Development of a low-cost portable IoT seismic table for simulation and analysis in civil engineering

Abstract

The study of structural behavior in response to seismic events is fundamental for civil engineering and risk management. However, many institutions have limited access to seismic simulation equipment due to its high cost, preventing the development of experiments that complement conceptual learning. This work presents research advancements on developing a low-cost portable seismic table, designed for simulating ground movements and accessible for research and educational laboratories. The platform is based on a microcontroller and a stepper motor, enabling the reproduction of real seismic signals. A motion control system optimized with a sinusoidal function is employed, and to ensure simulation accuracy, the system uses digital signal processing. The seismic table includes a library of preloaded earthquakes, allowing users to replay historical records without requiring an external connection. This feature facilitates its use in educational and experimental environments, as users can select and execute different seismic scenarios instantly. Additionally, the system incorporates the Internet of Things (IoT), enabling wireless connectivity for remote management of the seismic table through a web browser. This feature simplifies experiment control without requiring a physical connection, allowing users to modify parameters and execute simulations efficiently.
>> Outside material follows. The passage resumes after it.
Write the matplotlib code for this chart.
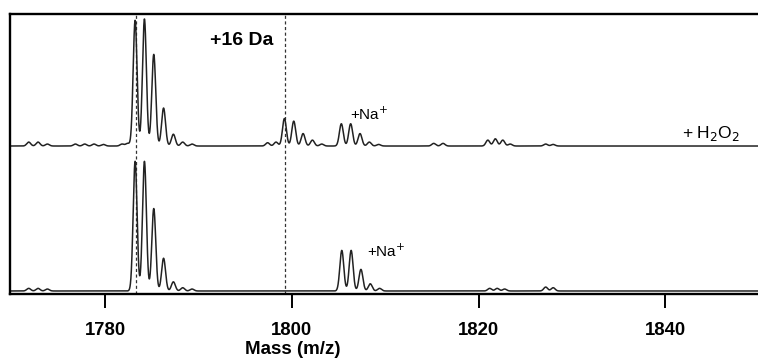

Currently, the seismic table is undergoing testing, where motion accuracy is being validated using acceleration and displacement sensors. The obtained data is compared with original seismic records to ensure simulation fidelity. The table is expected to reproduce seismic frequencies from 0.5 Hz to 10 Hz and a maximum amplitude of 60 mm, covering a useful range for simulating various types of earthquakes. The design is characterized by its portability, allowing for easy transportation due to its compact size. It is ideal for educational and research applications in resource-limited environments. Its implementation in universities will enable students to conduct experimental tests that complement their theoretical studies in structural dynamics. Moreover, it can be used in the development of seismic risk mitigation models, contributing to the design of more resilient infrastructure. The developed seismic table represents a breakthrough in democratizing seismic engineering research, offering a low-cost solution with digital connectivity, preloaded earthquake reproduction capabilities, and unprecedented portability. Its modular design allows for future enhancements and integrations with other structural monitoring systems, making it a versatile tool for innovation in civil engineering.